When To Mail Invitations
"Destination wedding invitations may be mailed out as early as one year prior to the wedding date, and they still only give the invitee six to eight weeks to RSVP. Prior to mailing the invitation, send out a thorough travel information packet with detailed information on the best ways to get to your destination, where to stay when they arrive and a tentative itinerary of activities so that your guests know when they should arrive at your wedding and when they can leave. Lots of guests will turn your wedding weekend into their own vacation on one end or the other. Providing that information helps your guests determine if they can afford to accept your invitation. It will also save you time if you ask them where they're staying, and when they're arriving, on the RSVP cards, at the same time sending the message that accepting the invitation means they're definitely coming."
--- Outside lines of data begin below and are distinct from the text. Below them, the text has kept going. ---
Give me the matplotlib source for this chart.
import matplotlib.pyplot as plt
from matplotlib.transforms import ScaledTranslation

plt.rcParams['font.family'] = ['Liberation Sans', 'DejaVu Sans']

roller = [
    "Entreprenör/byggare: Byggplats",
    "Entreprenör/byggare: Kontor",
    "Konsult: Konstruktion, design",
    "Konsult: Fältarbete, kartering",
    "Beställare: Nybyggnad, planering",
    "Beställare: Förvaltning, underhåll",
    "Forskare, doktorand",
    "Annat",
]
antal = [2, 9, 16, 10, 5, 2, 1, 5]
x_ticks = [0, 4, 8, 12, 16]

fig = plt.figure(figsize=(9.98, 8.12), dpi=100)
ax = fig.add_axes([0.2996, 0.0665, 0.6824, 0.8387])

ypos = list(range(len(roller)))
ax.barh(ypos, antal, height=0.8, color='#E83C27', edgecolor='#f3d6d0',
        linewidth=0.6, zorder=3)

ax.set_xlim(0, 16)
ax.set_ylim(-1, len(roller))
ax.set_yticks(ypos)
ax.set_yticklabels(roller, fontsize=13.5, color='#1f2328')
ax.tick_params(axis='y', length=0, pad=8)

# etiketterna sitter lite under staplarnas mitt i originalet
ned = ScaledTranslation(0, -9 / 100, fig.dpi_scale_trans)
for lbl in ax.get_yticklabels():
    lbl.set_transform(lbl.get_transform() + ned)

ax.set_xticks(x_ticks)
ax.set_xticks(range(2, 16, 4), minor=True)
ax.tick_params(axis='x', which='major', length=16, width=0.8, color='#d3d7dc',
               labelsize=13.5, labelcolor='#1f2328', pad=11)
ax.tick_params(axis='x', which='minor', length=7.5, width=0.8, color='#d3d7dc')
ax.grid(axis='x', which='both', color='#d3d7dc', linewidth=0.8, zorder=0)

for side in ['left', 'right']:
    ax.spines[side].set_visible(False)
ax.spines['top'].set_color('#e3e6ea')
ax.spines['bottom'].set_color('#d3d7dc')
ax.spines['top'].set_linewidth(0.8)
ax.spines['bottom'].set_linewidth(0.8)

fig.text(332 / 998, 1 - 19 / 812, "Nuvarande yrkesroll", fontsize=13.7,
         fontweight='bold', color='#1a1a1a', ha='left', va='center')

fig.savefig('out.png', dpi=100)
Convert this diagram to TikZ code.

Allow Free Time For Guests
"While you should provide a fun weekend of activities for your guests who have traveled so far to celebrate your big day with you, try not to over-schedule everybody. Your guests will want to explore your destination, too, if you've chosen someplace beautiful and interesting. They may want to arrange their own excursions in their down time, which means they actually need to have some real break time. I over-planned my own wedding 12 years ago, and I made this mistake. While everybody had a blast the day before my wedding with cocktails at a morning wedding rehearsal, sangria at a pig roast beach party, a private tour of a famous bioluminescent bay, and a fun, seated rehearsal dinner that ran 'til very late, my wedding party was hungover and hurting on my wedding day."
Stay Within Your Budget
"Don't kid yourself about the size of your guest list. True, you know your guests best. But if you invite 200 people to the wedding and guesstimate your budget for 100 guests, you're likely going to find yourself in a budget mess when you run final numbers. In my experience, there's approximately a 20-30 percent decline rate on destination wedding invitations. Unless you know for a fact that you've invited a lot of elderly family who will not travel, or that most of your guests cannot afford the trip, you need to plan on being able to afford to pay for 75 percent of the guests who you invite to attend all of your wedding activities. Because everyone is from out-of-town at a destination wedding, all of your guests are invited to all of the activities. So you must include them in the headcount for your welcome party, rehearsal dinner, wedding and reception, and a farewell brunch, if you choose to host one."